Bootie Call for Winterdance’s Yukon Quest

Get your tickets now for the gala
Nov 20 at Sir Sam’s Ski Lodge
Calendars on sale now!

By Terrance Gavan

Booties for dogs?
   Surely you must be joking.
   No we are most certainly not … and don’t call me Shirley!
   Okay, so you may be forgiven for associating dogs in booties with Hollywood starlets, who drag Mexican miniature canines around in Gucci handbags.
   Put a block on your TMZ. Please!
   Booties have long been the mainstay of the working dog.

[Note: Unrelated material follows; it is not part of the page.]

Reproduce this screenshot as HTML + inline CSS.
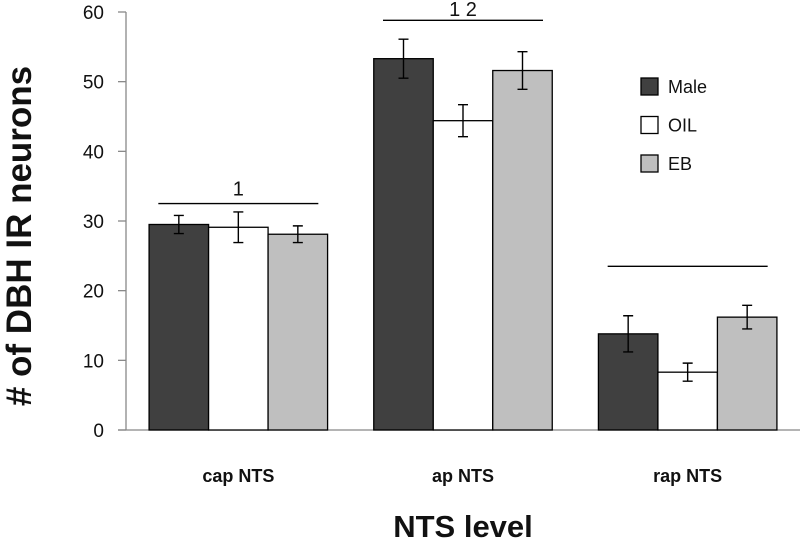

Crazy as Elvis celebrities like Paris Hilton and her bejeweled and beslippered darlings are only copping an old time-honored paradigm; surfaced long, long ago when dogs were a staple and stable form of travel.
   My mum, a second generation Faroe Islander, grew up on a ranch in the Manitoba Interlake, and used to place booties on dog teams just before my Afi (Icelandic for granddad) Harry and several of my Icelandic uncles (Gusti, Pete, Bert and Henry) headed out to Lake Manitoba on winter-long, ice-fishing expeditions.
   Dogs you see used to be an intrinsic part of our life here in Canada.
   Dogs, specifically the Siberian husky, are still a very vital part of the day-to-day operations of Winterdance Dog Sled Tours.
   Hank DeBruin and Tanya McCready-Debruin, might not know the difference between a Birkenstock and a Bluntstone, but just you ask ‘em what boot works best over a chopped-ice river bed trail in the Yukon, or Alaska, and prepare to be inundated with clever bon mots, historical references, and full resume of the very best canine kicks for the job.
   Tanya and Hank became very familiar with the renaissance Lassie loafer while preparing for the Iditarod, that most iconic of sled dog races. Hank and his team of Siberians ran his Sibes in the Iditarod last year.
   So booties, prefaced by a well-known expletive may be the way Hank describes the classical application of soles to soulful dog team; at full howl; on a nippy -42 degree morning on the Anchorage trail.
   Hank remains the guy most intimately involved in the day-to-day drudge of fitting boots onto a working sled of 15 to 18 wide-eyed Sibes.
   That’s four paws apiece peeps.
   No job for a Hollywood starlet with a yappy Chihuahua.
    This year, in addition to their comprehensive schedule of guided tours with their 150 dog operation, Hank and Tanya will be embarking on the Yukon Quest, the second most famous sled dog race extant.
   On Saturday, Nov 20 Hank and Tanya are asking all of their many friends here in the Highlands to come out and support the team.
   Welcome to the Bootie Call Gala Dinner & Evening.
   “Join us at Sir Sam’s Ski Hill Lodge for an evening of fun,” says Tanya. “It’s our main fundraiser for the race team’s journey to the Yukon Quest 2011.”
   It should be a doozey of a dinner. The repast is by Rhubarb’s (Eagle Lake) Chef Christoff.